Die ferne Bühne, so glaubte ich zu verstehen, war zu nichts anderem erfunden worden, als Begegnungen zu ermöglichen. Die Fotografien machten aus ephemeren Gesten, aus den Blicken von einem zum anderen Inbilder konzentrierter Lebenssituationen. In ihnen herrschte das Gesetzt der Reduktion, des Ausschlusses, aus dem die Überzeugungskraft entspringt. Hier gab es keine Beiläufigkeit, keinen Zufall, keinen störenden Hintergrund; die Bilder zeigten weder bedeutunglose Banalitäten noch ausdrucksarme Alltagsgesten. Reste, Ungeordnetes, Nichtssagendes, Überschüssiges existierten in der Klarheit des Schwarzweiß nicht. Die Fotografien, ordentlich nebeneinander und untereinander aufgereiht, wider-sprachen dem Leben, das sich hinter meinem Rücken kummerlos und betriebsam fortsetzte. Sie wirkten nicht durch Größe, Lautstärke, erkennbares Raffinesse oder eindringliche Fülle. Ich ging in ihre Falle, blieb bei ihnen stehen, weil sie durch Knappheit auf sich aufmerksam machten. Ihr Reichtum an Information und Emphase enstand durch die Würde des Details und des Ausschnitts. Ich bemerkte, daß das Durcheinander hinter mir nichts zueinander kommen ließ, keinen Vertrag, kein Verständnis duldete. Ich verstand beim Betrachten der fotografierten Theaterwelt, daß die Botschaft im Sonderbaren, Einzelnen, Unver-wechselbaren steckt.
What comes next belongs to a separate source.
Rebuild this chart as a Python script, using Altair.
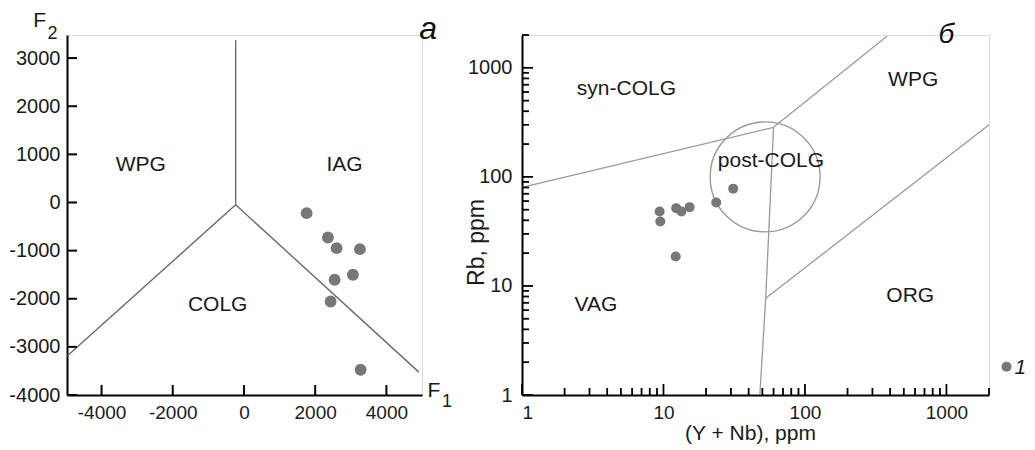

Die Bilder wollten mich verführen; ich sollte die Straße verlassen, ins Haus treten. Man versprach mir eine Geschichte, die Verlebendigung der erstarrten Körper, Münder, die Worte sprechen sollten. Was das Bild nur andeutete, sollte zum Ganzen ausgeführt werden.
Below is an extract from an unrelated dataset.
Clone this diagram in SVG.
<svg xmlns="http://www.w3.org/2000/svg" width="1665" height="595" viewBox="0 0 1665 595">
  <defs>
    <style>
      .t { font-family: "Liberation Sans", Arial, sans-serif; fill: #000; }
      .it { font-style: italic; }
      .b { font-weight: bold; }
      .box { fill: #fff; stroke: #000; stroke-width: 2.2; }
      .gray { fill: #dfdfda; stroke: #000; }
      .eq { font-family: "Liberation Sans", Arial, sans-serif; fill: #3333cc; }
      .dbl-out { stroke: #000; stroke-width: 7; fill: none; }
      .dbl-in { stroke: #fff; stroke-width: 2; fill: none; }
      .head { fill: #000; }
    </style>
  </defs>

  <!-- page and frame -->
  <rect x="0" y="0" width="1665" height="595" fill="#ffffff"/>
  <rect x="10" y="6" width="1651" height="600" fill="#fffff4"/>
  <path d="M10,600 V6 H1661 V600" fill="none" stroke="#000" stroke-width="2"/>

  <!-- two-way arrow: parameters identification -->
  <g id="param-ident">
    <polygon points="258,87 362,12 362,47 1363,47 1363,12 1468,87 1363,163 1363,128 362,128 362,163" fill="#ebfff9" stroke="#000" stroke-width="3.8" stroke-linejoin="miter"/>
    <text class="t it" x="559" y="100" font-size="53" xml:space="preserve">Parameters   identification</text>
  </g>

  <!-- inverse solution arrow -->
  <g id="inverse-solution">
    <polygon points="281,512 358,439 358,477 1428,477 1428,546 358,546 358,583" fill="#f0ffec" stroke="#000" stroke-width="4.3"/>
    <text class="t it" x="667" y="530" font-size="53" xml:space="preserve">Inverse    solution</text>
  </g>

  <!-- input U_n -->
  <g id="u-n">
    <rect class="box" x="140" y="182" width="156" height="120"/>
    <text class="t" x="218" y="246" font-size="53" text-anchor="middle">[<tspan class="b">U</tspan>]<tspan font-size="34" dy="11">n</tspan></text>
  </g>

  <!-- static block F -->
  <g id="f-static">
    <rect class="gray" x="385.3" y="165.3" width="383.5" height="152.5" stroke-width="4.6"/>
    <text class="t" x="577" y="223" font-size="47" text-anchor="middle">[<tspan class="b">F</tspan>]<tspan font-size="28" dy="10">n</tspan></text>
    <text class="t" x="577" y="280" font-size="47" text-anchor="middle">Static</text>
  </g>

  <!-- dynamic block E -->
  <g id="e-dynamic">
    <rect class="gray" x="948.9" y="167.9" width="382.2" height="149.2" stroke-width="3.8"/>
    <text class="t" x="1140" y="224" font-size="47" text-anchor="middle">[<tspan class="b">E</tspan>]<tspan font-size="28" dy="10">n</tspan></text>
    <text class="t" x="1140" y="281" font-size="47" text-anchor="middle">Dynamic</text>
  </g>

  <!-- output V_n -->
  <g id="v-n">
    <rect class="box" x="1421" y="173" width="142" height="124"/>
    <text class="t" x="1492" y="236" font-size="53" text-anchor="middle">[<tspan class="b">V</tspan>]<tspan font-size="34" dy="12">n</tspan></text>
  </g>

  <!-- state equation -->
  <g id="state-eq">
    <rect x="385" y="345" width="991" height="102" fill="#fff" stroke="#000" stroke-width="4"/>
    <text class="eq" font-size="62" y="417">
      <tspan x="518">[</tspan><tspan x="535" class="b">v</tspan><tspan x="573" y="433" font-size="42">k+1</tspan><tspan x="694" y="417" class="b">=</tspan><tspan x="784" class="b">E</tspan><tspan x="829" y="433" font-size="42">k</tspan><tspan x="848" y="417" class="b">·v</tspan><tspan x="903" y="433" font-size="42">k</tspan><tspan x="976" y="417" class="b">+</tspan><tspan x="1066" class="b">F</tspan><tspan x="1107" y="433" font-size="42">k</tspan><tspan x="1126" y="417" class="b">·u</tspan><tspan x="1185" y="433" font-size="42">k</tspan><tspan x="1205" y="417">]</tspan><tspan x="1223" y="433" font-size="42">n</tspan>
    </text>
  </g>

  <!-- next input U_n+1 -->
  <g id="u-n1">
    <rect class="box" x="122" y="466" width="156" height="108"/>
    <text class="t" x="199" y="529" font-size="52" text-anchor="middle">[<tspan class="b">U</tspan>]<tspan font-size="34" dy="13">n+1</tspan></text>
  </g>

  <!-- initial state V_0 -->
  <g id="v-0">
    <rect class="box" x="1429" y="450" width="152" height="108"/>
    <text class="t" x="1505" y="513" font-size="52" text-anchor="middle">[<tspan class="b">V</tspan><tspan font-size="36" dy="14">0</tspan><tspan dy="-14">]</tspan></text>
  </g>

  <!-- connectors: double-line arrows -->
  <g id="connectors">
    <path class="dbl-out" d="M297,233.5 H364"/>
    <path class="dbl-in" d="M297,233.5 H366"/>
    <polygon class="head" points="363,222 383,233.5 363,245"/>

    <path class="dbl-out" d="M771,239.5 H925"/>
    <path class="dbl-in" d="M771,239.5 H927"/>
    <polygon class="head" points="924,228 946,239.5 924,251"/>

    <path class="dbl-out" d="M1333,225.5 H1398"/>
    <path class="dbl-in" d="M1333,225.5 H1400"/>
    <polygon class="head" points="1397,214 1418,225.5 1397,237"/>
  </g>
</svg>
Im dunklen Raum des Theaters würde ich die Bilder in den Glaskästen vergessen, die Geräuschwolke der Stadt überhören. Die Bühne würde unter dem Tritt der Schauspieler hölzern dröhnen. Die flachen Bilder würden sich in dreidimensionale Körper verwandeln. Ich würde die Grenze zwischen fester Klarheit und entropischer Dynamik, zwischen Einsamkeit und Menschenmenge verlassen haben.

Ein kalter Wind wehte durch die Arkaden. Er trieb mich fort, ich verschwand im Trubel der bewegten Welt.


* Rolf Dieter Brinkmann, Guten Tag wie geht es so, Reinbek b. Hamburg 1996, 63-64.